I speak for myself, but I suspect this goes for many others: I feel like I am woefully underperforming.


What about my plague project that I keep going on about? Where's the progress there? Very little! It doesn't matter that I started an etsy shop; it doesn't matter that I am catching up on projects I had set aside; it doesn't matter that I am actually getting some things done.


It's simply never enough. All day at home means all day could be productive. The curse of the home office, as many before me have stated, is that the divide between work and private life disappears. I might sit at my desk (writing) for two hours, then spend 30 minutes on Instagram, then another hour and a half at the desk (art), then an hour cooking and eating, then more desk (job applications), then emails, then cooking and eating again, then desk (art), then insta, then desk (blog), then social media wormhole. From 9am until 11pm. For the past sixteen days with only the occasional PO Box check or Edeka run.
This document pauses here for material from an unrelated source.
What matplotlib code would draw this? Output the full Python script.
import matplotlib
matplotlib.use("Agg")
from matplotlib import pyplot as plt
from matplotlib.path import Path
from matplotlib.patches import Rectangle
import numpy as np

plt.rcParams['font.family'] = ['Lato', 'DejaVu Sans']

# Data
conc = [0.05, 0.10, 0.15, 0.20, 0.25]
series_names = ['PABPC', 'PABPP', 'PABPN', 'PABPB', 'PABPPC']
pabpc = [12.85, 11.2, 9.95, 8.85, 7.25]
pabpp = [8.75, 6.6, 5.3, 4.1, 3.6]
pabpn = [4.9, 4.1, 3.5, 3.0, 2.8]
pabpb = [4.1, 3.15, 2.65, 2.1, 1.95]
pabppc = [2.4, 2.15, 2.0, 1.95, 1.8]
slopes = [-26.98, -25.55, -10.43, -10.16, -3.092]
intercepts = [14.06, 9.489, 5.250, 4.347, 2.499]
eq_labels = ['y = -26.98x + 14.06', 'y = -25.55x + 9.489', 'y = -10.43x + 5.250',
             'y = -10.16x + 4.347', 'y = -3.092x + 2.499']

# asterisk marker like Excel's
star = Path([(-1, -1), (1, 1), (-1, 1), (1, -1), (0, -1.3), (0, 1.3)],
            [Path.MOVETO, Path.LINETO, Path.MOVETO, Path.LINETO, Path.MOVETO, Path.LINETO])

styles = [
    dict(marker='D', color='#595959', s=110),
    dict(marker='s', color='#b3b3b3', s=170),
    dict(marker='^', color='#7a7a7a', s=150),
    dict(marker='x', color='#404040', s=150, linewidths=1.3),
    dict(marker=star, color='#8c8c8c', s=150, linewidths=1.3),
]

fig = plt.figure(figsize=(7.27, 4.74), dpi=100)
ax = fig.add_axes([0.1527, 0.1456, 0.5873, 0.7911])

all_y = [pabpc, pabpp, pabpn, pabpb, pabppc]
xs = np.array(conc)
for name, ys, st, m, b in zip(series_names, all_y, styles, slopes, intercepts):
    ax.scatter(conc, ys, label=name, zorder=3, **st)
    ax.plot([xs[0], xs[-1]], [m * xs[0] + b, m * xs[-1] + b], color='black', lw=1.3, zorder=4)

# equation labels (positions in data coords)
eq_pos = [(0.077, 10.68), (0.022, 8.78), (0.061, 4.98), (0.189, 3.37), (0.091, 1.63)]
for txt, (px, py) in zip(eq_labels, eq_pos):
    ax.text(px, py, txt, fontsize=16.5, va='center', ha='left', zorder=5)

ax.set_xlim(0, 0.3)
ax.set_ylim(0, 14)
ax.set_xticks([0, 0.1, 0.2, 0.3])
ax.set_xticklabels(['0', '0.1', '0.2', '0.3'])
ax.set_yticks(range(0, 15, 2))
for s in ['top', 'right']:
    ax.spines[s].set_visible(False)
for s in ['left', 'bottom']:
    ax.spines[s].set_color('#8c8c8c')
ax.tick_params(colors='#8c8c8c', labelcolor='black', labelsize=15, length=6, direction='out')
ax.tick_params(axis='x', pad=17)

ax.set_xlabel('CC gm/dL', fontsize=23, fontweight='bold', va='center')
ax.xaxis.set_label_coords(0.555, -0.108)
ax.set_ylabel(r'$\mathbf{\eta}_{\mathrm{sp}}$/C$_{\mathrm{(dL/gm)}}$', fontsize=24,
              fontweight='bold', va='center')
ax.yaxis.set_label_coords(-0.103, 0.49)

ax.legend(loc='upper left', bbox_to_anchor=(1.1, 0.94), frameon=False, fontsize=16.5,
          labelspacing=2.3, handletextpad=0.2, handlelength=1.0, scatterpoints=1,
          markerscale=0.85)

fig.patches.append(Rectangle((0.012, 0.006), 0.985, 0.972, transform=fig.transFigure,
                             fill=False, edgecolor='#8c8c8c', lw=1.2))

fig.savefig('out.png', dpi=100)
Constant fluctuation between work and not work without the commute to demarcate the difference between these two realms.


Fair enough, I've actually been in (an academic's) home office since before March 15, 2020, but this is the first time that I feel really pinned down. No escape to cafes or libraries or colloquium. Just me and my not realized goals. I go from complete despair regarding my art and the wish to just stop even trying, to feeling hesitant satisfaction that keeps urging me on.


It's the highs and lows of quarantine. I'm actually getting things accomplished, but it never feels like enough. And I know I'm not the only one experiencing this.


So before I go off a month or two from now with rose-colored memories of it all, the emotional toll of quarantine is real and I'm writing it down so that I don't overlook it later.